In order to create a sales-focused organization, leaders must make it part of the company culture, and as with any cultural shift, the driver behind it is more about how we lead and motivate versus how we manage specific behavior. I would encourage any leader who wants to make this transition to read additional articles and books on change management. Harvard Business Review (www.HBR.com) is a good place to start.

Effective Performance Management

One-on-one performance management provides an excellent opportunity to boost individual sales production. Many managers see performance management as a metrics-driven accountability meeting, but it is much more than that. A strong performance management plan needs to combine the evaluation of activity, quality and result metrics with detailed discussions and coaching around well-defined sales objectives.

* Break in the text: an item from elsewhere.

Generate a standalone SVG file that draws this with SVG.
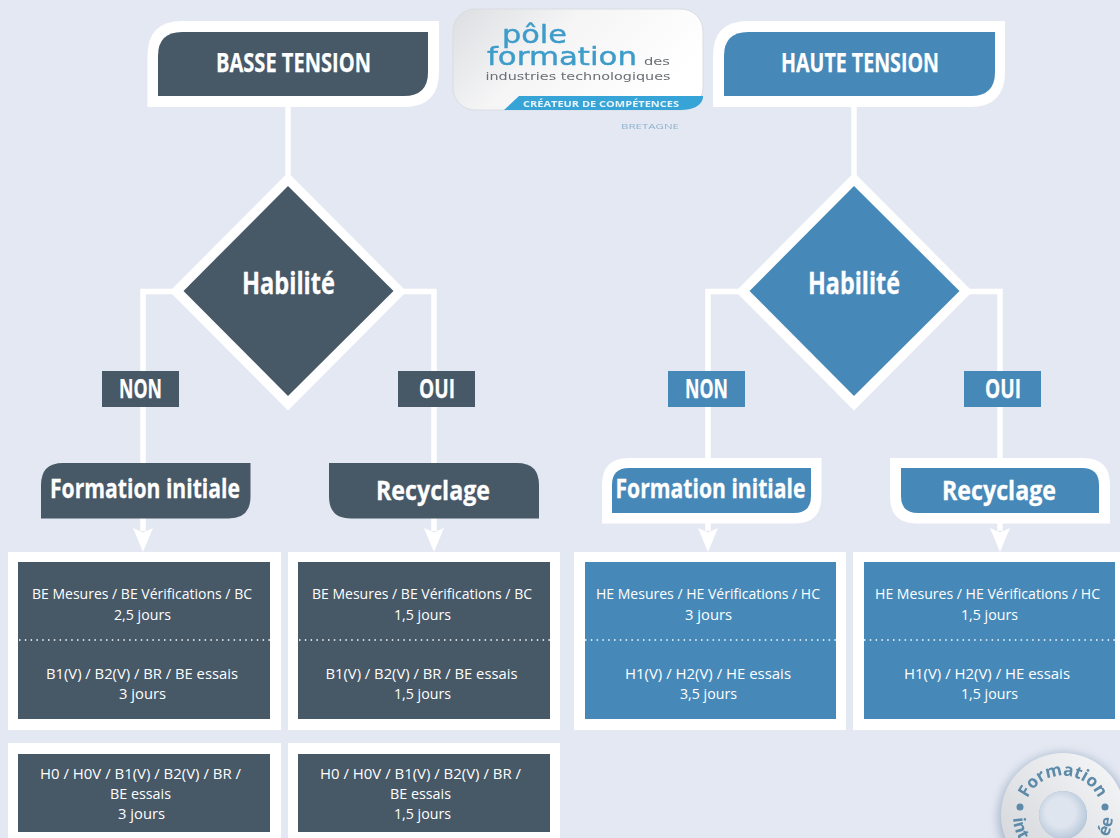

A sales objective looks beyond the metrics and answers whether all the sales activity is moving the ball forward with the target account base. This avoids a common problem where salespeople focus on hitting their own activity metrics without thinking about the effectiveness of the activity. This is a critical mistake that can make salespeople feel productive when in reality they are just busy.

In effect, sales objectives define the problem the salesperson is trying to solve, and performance management can be used to develop the creative problem-solving abilities that are so critical for an effective salesperson. The dark side of metrics is they can limit creative thinking to the point where a salesperson becomes reactionary and transactional. And without sales objectives, reviews can become too metrics driven.

These are three areas sales management can focus on to drive sales without spending a lot of money. Each one of the principles may require a lot of effort, but if they are executed right, you will have a more focused, aligned and motivated sales team.